Without the pictures, return each record as it appears.

◆ DATA SUPPLIED ◆
——
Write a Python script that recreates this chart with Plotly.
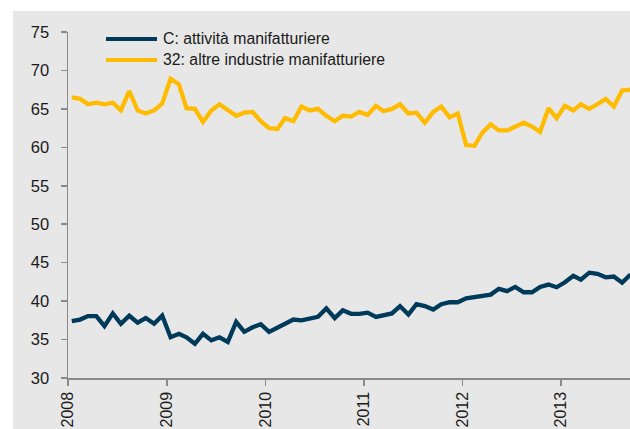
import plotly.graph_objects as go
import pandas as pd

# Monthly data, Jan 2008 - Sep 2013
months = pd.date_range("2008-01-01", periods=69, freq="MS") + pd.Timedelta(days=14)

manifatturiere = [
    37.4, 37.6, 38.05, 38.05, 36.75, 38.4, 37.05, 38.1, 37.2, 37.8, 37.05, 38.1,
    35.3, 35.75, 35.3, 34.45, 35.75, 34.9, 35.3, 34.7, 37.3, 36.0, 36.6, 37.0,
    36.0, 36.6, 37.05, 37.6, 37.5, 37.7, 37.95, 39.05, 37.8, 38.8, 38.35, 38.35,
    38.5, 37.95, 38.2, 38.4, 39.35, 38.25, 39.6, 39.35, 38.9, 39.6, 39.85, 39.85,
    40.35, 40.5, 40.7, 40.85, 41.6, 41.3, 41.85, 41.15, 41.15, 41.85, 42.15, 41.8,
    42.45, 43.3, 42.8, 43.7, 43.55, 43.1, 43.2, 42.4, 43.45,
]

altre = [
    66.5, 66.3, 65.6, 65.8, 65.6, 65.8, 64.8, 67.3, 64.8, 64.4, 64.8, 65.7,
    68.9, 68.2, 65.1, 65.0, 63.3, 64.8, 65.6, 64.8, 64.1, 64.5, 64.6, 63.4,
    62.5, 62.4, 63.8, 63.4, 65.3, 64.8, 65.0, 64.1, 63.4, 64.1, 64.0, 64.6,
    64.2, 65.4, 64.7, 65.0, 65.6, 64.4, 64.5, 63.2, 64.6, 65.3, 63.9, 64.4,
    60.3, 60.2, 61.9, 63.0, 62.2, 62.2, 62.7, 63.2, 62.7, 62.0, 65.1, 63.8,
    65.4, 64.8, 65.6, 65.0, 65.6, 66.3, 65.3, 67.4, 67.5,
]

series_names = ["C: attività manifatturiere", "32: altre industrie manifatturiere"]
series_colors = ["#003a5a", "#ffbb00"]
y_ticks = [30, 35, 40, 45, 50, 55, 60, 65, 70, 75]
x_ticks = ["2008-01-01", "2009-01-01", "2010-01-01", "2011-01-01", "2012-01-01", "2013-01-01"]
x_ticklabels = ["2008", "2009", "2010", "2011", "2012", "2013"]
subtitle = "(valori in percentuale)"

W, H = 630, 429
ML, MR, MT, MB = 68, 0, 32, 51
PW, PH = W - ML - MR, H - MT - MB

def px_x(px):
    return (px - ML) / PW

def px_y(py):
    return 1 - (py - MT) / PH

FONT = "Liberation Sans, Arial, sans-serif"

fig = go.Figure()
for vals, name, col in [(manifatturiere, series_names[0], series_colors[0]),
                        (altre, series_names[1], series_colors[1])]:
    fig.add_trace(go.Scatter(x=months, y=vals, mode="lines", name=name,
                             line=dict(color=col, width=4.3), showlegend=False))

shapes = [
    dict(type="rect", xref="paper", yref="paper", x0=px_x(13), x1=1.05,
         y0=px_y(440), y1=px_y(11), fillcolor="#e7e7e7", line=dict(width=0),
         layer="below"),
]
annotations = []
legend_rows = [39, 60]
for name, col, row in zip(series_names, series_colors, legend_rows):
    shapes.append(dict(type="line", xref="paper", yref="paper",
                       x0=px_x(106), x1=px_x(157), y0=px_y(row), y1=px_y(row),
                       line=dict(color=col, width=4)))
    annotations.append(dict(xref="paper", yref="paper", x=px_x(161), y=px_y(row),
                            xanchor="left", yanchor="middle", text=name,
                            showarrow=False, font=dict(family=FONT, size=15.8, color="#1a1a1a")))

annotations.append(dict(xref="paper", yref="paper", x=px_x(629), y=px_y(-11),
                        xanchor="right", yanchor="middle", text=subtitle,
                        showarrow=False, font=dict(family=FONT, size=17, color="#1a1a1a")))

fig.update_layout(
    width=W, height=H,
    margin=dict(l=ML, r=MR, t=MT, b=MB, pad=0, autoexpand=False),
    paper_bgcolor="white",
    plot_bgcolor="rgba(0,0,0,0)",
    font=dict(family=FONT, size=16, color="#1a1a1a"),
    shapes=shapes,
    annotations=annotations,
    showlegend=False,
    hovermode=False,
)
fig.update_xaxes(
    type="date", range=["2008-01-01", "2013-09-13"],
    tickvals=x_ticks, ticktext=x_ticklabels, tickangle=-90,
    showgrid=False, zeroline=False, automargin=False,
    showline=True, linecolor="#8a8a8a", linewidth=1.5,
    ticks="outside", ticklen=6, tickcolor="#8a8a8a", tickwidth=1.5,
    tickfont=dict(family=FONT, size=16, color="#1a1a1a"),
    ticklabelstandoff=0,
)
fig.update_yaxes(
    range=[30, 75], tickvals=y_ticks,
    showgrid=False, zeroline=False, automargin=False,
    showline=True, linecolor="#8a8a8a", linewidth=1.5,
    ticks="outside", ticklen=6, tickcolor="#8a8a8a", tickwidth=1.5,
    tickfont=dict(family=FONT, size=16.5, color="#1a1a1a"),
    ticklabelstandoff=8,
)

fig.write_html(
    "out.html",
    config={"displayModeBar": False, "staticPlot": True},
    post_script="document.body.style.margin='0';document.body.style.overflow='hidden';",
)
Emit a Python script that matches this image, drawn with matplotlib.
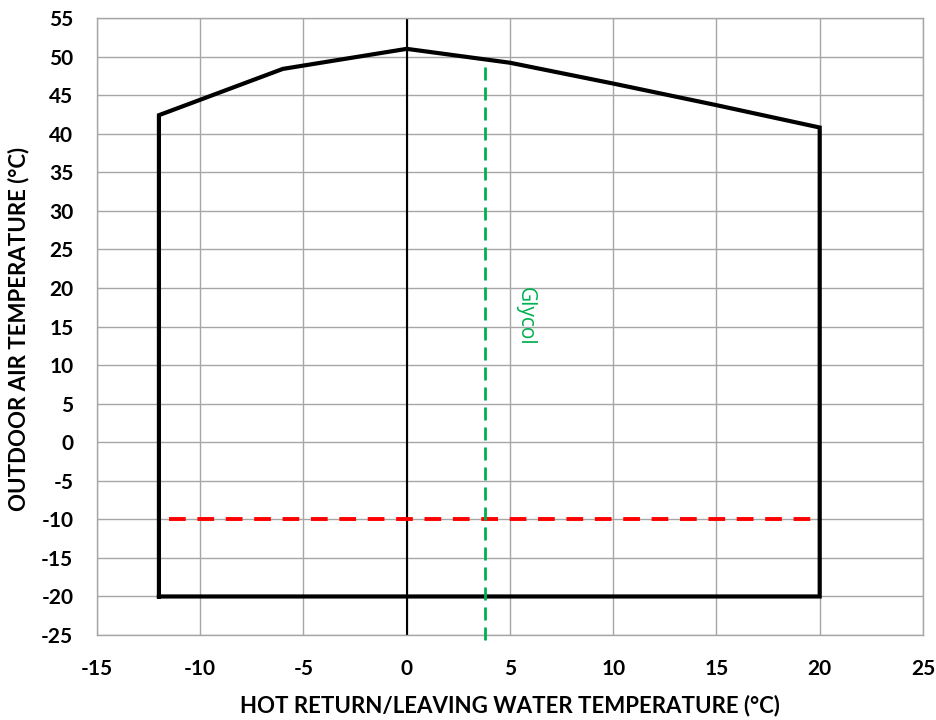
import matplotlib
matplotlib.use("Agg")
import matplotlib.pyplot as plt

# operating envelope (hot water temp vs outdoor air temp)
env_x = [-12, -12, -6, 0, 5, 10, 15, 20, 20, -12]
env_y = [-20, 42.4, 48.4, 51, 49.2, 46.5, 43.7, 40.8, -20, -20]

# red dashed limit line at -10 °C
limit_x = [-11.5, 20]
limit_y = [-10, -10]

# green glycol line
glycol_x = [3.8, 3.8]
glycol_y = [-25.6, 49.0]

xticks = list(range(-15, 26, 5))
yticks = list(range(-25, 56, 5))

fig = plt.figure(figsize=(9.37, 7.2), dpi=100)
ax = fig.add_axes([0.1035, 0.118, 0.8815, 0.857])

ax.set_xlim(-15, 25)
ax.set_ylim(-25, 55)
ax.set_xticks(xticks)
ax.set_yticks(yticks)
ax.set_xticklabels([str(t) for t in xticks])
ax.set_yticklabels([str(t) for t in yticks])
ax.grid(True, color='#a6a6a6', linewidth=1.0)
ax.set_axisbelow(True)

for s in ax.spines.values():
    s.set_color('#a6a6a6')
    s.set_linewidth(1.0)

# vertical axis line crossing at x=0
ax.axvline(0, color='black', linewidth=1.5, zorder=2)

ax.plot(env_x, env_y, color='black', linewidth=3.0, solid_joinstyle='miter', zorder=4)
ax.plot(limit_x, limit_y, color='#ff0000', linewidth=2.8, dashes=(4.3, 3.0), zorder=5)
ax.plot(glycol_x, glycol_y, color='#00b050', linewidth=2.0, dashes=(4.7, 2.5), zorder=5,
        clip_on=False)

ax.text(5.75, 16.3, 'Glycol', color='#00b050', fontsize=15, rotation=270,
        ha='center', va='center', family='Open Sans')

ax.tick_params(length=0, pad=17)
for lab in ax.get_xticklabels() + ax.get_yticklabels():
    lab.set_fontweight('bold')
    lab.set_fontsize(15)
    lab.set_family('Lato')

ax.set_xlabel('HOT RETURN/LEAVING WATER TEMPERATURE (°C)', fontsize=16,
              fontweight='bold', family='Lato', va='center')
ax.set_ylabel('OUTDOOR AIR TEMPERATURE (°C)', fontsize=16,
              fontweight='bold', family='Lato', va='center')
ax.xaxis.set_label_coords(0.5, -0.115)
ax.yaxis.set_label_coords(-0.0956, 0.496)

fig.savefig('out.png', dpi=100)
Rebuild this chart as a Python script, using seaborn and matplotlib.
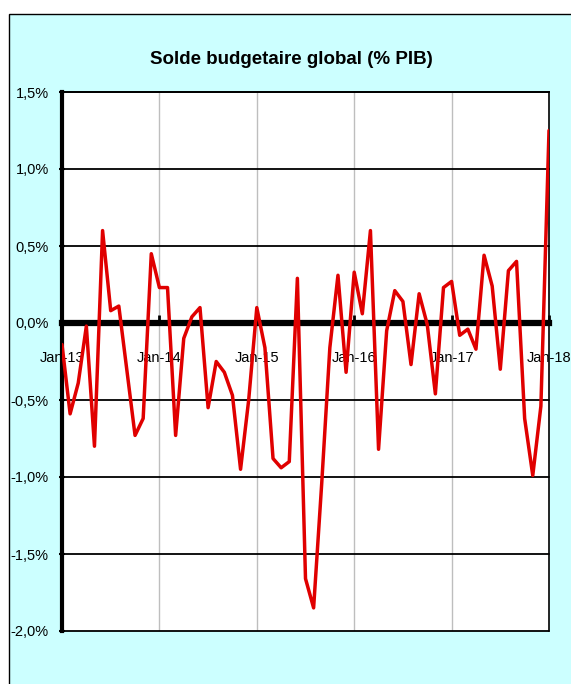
——
◆ FULL ANSWER ◆
Write a Python script that recreates this chart with Plotly.
import plotly.graph_objects as go
import pandas as pd

# Monthly data, Jan 2008 - Sep 2013
months = pd.date_range("2008-01-01", periods=69, freq="MS") + pd.Timedelta(days=14)

manifatturiere = [
    37.4, 37.6, 38.05, 38.05, 36.75, 38.4, 37.05, 38.1, 37.2, 37.8, 37.05, 38.1,
    35.3, 35.75, 35.3, 34.45, 35.75, 34.9, 35.3, 34.7, 37.3, 36.0, 36.6, 37.0,
    36.0, 36.6, 37.05, 37.6, 37.5, 37.7, 37.95, 39.05, 37.8, 38.8, 38.35, 38.35,
    38.5, 37.95, 38.2, 38.4, 39.35, 38.25, 39.6, 39.35, 38.9, 39.6, 39.85, 39.85,
    40.35, 40.5, 40.7, 40.85, 41.6, 41.3, 41.85, 41.15, 41.15, 41.85, 42.15, 41.8,
    42.45, 43.3, 42.8, 43.7, 43.55, 43.1, 43.2, 42.4, 43.45,
]

altre = [
    66.5, 66.3, 65.6, 65.8, 65.6, 65.8, 64.8, 67.3, 64.8, 64.4, 64.8, 65.7,
    68.9, 68.2, 65.1, 65.0, 63.3, 64.8, 65.6, 64.8, 64.1, 64.5, 64.6, 63.4,
    62.5, 62.4, 63.8, 63.4, 65.3, 64.8, 65.0, 64.1, 63.4, 64.1, 64.0, 64.6,
    64.2, 65.4, 64.7, 65.0, 65.6, 64.4, 64.5, 63.2, 64.6, 65.3, 63.9, 64.4,
    60.3, 60.2, 61.9, 63.0, 62.2, 62.2, 62.7, 63.2, 62.7, 62.0, 65.1, 63.8,
    65.4, 64.8, 65.6, 65.0, 65.6, 66.3, 65.3, 67.4, 67.5,
]

series_names = ["C: attività manifatturiere", "32: altre industrie manifatturiere"]
series_colors = ["#003a5a", "#ffbb00"]
y_ticks = [30, 35, 40, 45, 50, 55, 60, 65, 70, 75]
x_ticks = ["2008-01-01", "2009-01-01", "2010-01-01", "2011-01-01", "2012-01-01", "2013-01-01"]
x_ticklabels = ["2008", "2009", "2010", "2011", "2012", "2013"]
subtitle = "(valori in percentuale)"

W, H = 630, 429
ML, MR, MT, MB = 68, 0, 32, 51
PW, PH = W - ML - MR, H - MT - MB

def px_x(px):
    return (px - ML) / PW

def px_y(py):
    return 1 - (py - MT) / PH

FONT = "Liberation Sans, Arial, sans-serif"

fig = go.Figure()
for vals, name, col in [(manifatturiere, series_names[0], series_colors[0]),
                        (altre, series_names[1], series_colors[1])]:
    fig.add_trace(go.Scatter(x=months, y=vals, mode="lines", name=name,
                             line=dict(color=col, width=4.3), showlegend=False))

shapes = [
    dict(type="rect", xref="paper", yref="paper", x0=px_x(13), x1=1.05,
         y0=px_y(440), y1=px_y(11), fillcolor="#e7e7e7", line=dict(width=0),
         layer="below"),
]
annotations = []
legend_rows = [39, 60]
for name, col, row in zip(series_names, series_colors, legend_rows):
    shapes.append(dict(type="line", xref="paper", yref="paper",
                       x0=px_x(106), x1=px_x(157), y0=px_y(row), y1=px_y(row),
                       line=dict(color=col, width=4)))
    annotations.append(dict(xref="paper", yref="paper", x=px_x(161), y=px_y(row),
                            xanchor="left", yanchor="middle", text=name,
                            showarrow=False, font=dict(family=FONT, size=15.8, color="#1a1a1a")))

annotations.append(dict(xref="paper", yref="paper", x=px_x(629), y=px_y(-11),
                        xanchor="right", yanchor="middle", text=subtitle,
                        showarrow=False, font=dict(family=FONT, size=17, color="#1a1a1a")))

fig.update_layout(
    width=W, height=H,
    margin=dict(l=ML, r=MR, t=MT, b=MB, pad=0, autoexpand=False),
    paper_bgcolor="white",
    plot_bgcolor="rgba(0,0,0,0)",
    font=dict(family=FONT, size=16, color="#1a1a1a"),
    shapes=shapes,
    annotations=annotations,
    showlegend=False,
    hovermode=False,
)
fig.update_xaxes(
    type="date", range=["2008-01-01", "2013-09-13"],
    tickvals=x_ticks, ticktext=x_ticklabels, tickangle=-90,
    showgrid=False, zeroline=False, automargin=False,
    showline=True, linecolor="#8a8a8a", linewidth=1.5,
    ticks="outside", ticklen=6, tickcolor="#8a8a8a", tickwidth=1.5,
    tickfont=dict(family=FONT, size=16, color="#1a1a1a"),
    ticklabelstandoff=0,
)
fig.update_yaxes(
    range=[30, 75], tickvals=y_ticks,
    showgrid=False, zeroline=False, automargin=False,
    showline=True, linecolor="#8a8a8a", linewidth=1.5,
    ticks="outside", ticklen=6, tickcolor="#8a8a8a", tickwidth=1.5,
    tickfont=dict(family=FONT, size=16.5, color="#1a1a1a"),
    ticklabelstandoff=8,
)

fig.write_html(
    "out.html",
    config={"displayModeBar": False, "staticPlot": True},
    post_script="document.body.style.margin='0';document.body.style.overflow='hidden';",
)
Emit a Python script that matches this image, drawn with matplotlib.
import matplotlib
matplotlib.use("Agg")
import matplotlib.pyplot as plt

# operating envelope (hot water temp vs outdoor air temp)
env_x = [-12, -12, -6, 0, 5, 10, 15, 20, 20, -12]
env_y = [-20, 42.4, 48.4, 51, 49.2, 46.5, 43.7, 40.8, -20, -20]

# red dashed limit line at -10 °C
limit_x = [-11.5, 20]
limit_y = [-10, -10]

# green glycol line
glycol_x = [3.8, 3.8]
glycol_y = [-25.6, 49.0]

xticks = list(range(-15, 26, 5))
yticks = list(range(-25, 56, 5))

fig = plt.figure(figsize=(9.37, 7.2), dpi=100)
ax = fig.add_axes([0.1035, 0.118, 0.8815, 0.857])

ax.set_xlim(-15, 25)
ax.set_ylim(-25, 55)
ax.set_xticks(xticks)
ax.set_yticks(yticks)
ax.set_xticklabels([str(t) for t in xticks])
ax.set_yticklabels([str(t) for t in yticks])
ax.grid(True, color='#a6a6a6', linewidth=1.0)
ax.set_axisbelow(True)

for s in ax.spines.values():
    s.set_color('#a6a6a6')
    s.set_linewidth(1.0)

# vertical axis line crossing at x=0
ax.axvline(0, color='black', linewidth=1.5, zorder=2)

ax.plot(env_x, env_y, color='black', linewidth=3.0, solid_joinstyle='miter', zorder=4)
ax.plot(limit_x, limit_y, color='#ff0000', linewidth=2.8, dashes=(4.3, 3.0), zorder=5)
ax.plot(glycol_x, glycol_y, color='#00b050', linewidth=2.0, dashes=(4.7, 2.5), zorder=5,
        clip_on=False)

ax.text(5.75, 16.3, 'Glycol', color='#00b050', fontsize=15, rotation=270,
        ha='center', va='center', family='Open Sans')

ax.tick_params(length=0, pad=17)
for lab in ax.get_xticklabels() + ax.get_yticklabels():
    lab.set_fontweight('bold')
    lab.set_fontsize(15)
    lab.set_family('Lato')

ax.set_xlabel('HOT RETURN/LEAVING WATER TEMPERATURE (°C)', fontsize=16,
              fontweight='bold', family='Lato', va='center')
ax.set_ylabel('OUTDOOR AIR TEMPERATURE (°C)', fontsize=16,
              fontweight='bold', family='Lato', va='center')
ax.xaxis.set_label_coords(0.5, -0.115)
ax.yaxis.set_label_coords(-0.0956, 0.496)

fig.savefig('out.png', dpi=100)
Rebuild this chart as a Python script, using seaborn and matplotlib.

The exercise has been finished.